#### WRITTEN EXERCISE:
Your task is to repeat all of the data exactly while excluding the pictures.

=-=-=-=-=

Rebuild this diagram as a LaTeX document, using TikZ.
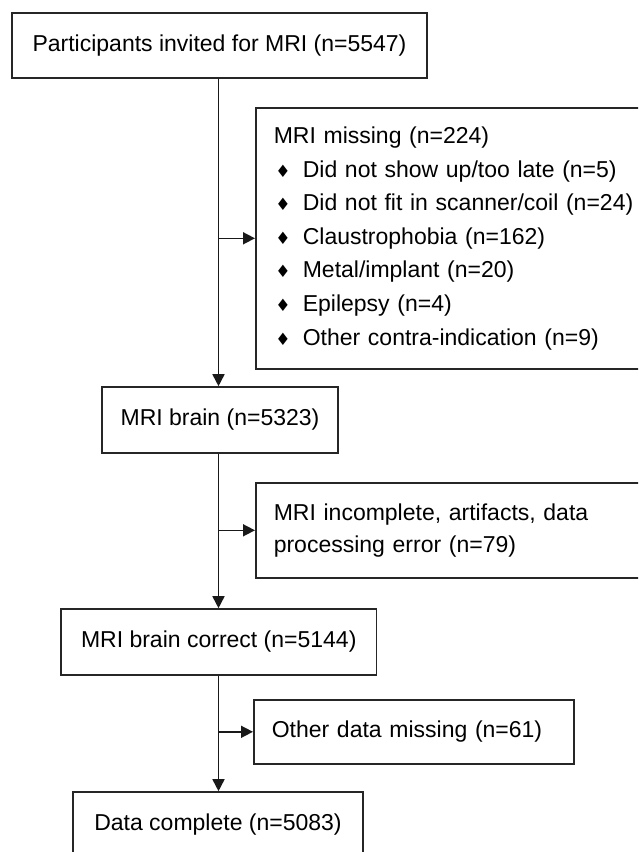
\documentclass[tikz,border=0pt]{standalone}
\usepackage{fontspec}
\setmainfont{Liberation Sans}
\newfontfamily\symf{DejaVu Sans}
\usetikzlibrary{arrows.meta}
\newcommand{\bitem}[1]{\makebox[29pt][l]{\hspace{1.5pt}{\symf\fontsize{17}{17}\selectfont ♦}}#1}
\begin{document}
\begin{tikzpicture}[x=1pt,y=-1pt,
  box/.style={draw=black!85, line width=1.6pt, rectangle, inner sep=0pt, font=\fontsize{23}{33.6}\selectfont},
  arr/.style={draw=black!90, line width=1.6pt, -{Triangle[length=12pt,width=12pt]}}]
\useasboundingbox (0,0) rectangle (638,852);
\clip (0,0) rectangle (638,852);
\fill[white] (0,0) rectangle (638,852);
\node[box, minimum width=415pt, minimum height=65pt] (b1) at (219.5,45.5) {Participants invited for MRI (n=5547)};
\node[box, anchor=north west, minimum height=261pt, text width=374pt, align=left, inner xsep=18pt] (miss) at (255,107)
  {MRI missing (n=224)\\
   \bitem{Did not show up/too late (n=5)}\\
   \bitem{Did not fit in scanner/coil (n=24)}\\
   \bitem{Claustrophobia (n=162)}\\
   \bitem{Metal/implant (n=20)}\\
   \bitem{Epilepsy (n=4)}\\
   \bitem{Other contra-indication (n=9)}};
\node[box, minimum width=236pt, minimum height=66pt] (b2) at (220,420) {MRI brain (n=5323)};
\node[box, anchor=north west, minimum height=95pt, text width=374pt, align=left, inner xsep=18pt, font=\fontsize{23}{32}\selectfont] (inc) at (255,482)
  {MRI incomplete, artifacts, data\\processing error (n=79)};
\node[box, minimum width=315.5pt, minimum height=66pt] (b3) at (218.75,642) {MRI brain correct (n=5144)};
\node[box, anchor=north west, minimum height=64pt, text width=284pt, align=left, inner xsep=18pt] (oth) at (253,699) {Other data missing (n=61)};
\node[box, minimum width=290pt, minimum height=65pt] (b4) at (218,824.5) {Data complete (n=5083)};
\coordinate (sp) at (218.5,0);
\draw[arr] (b1.south -| sp) -- (b2.north -| sp);
\draw[arr] (b2.south -| sp) -- (b3.north -| sp);
\draw[arr] (b3.south -| sp) -- (b4.north -| sp);
\draw[arr] (sp |- miss.west) -- (miss.west);
\draw[arr] (sp |- inc.west) -- (inc.west);
\draw[arr] (sp |- oth.west) -- (oth.west);
\end{tikzpicture}
\end{document}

=-=-=-=-=

#### EXERCISE SOLUTION:
Rebuild this diagram as a LaTeX document, using TikZ.
\documentclass[tikz,border=0pt]{standalone}
\usepackage{fontspec}
\setmainfont{Liberation Sans}
\newfontfamily\symf{DejaVu Sans}
\usetikzlibrary{arrows.meta}
\newcommand{\bitem}[1]{\makebox[29pt][l]{\hspace{1.5pt}{\symf\fontsize{17}{17}\selectfont ♦}}#1}
\begin{document}
\begin{tikzpicture}[x=1pt,y=-1pt,
  box/.style={draw=black!85, line width=1.6pt, rectangle, inner sep=0pt, font=\fontsize{23}{33.6}\selectfont},
  arr/.style={draw=black!90, line width=1.6pt, -{Triangle[length=12pt,width=12pt]}}]
\useasboundingbox (0,0) rectangle (638,852);
\clip (0,0) rectangle (638,852);
\fill[white] (0,0) rectangle (638,852);
\node[box, minimum width=415pt, minimum height=65pt] (b1) at (219.5,45.5) {Participants invited for MRI (n=5547)};
\node[box, anchor=north west, minimum height=261pt, text width=374pt, align=left, inner xsep=18pt] (miss) at (255,107)
  {MRI missing (n=224)\\
   \bitem{Did not show up/too late (n=5)}\\
   \bitem{Did not fit in scanner/coil (n=24)}\\
   \bitem{Claustrophobia (n=162)}\\
   \bitem{Metal/implant (n=20)}\\
   \bitem{Epilepsy (n=4)}\\
   \bitem{Other contra-indication (n=9)}};
\node[box, minimum width=236pt, minimum height=66pt] (b2) at (220,420) {MRI brain (n=5323)};
\node[box, anchor=north west, minimum height=95pt, text width=374pt, align=left, inner xsep=18pt, font=\fontsize{23}{32}\selectfont] (inc) at (255,482)
  {MRI incomplete, artifacts, data\\processing error (n=79)};
\node[box, minimum width=315.5pt, minimum height=66pt] (b3) at (218.75,642) {MRI brain correct (n=5144)};
\node[box, anchor=north west, minimum height=64pt, text width=284pt, align=left, inner xsep=18pt] (oth) at (253,699) {Other data missing (n=61)};
\node[box, minimum width=290pt, minimum height=65pt] (b4) at (218,824.5) {Data complete (n=5083)};
\coordinate (sp) at (218.5,0);
\draw[arr] (b1.south -| sp) -- (b2.north -| sp);
\draw[arr] (b2.south -| sp) -- (b3.north -| sp);
\draw[arr] (b3.south -| sp) -- (b4.north -| sp);
\draw[arr] (sp |- miss.west) -- (miss.west);
\draw[arr] (sp |- inc.west) -- (inc.west);
\draw[arr] (sp |- oth.west) -- (oth.west);
\end{tikzpicture}
\end{document}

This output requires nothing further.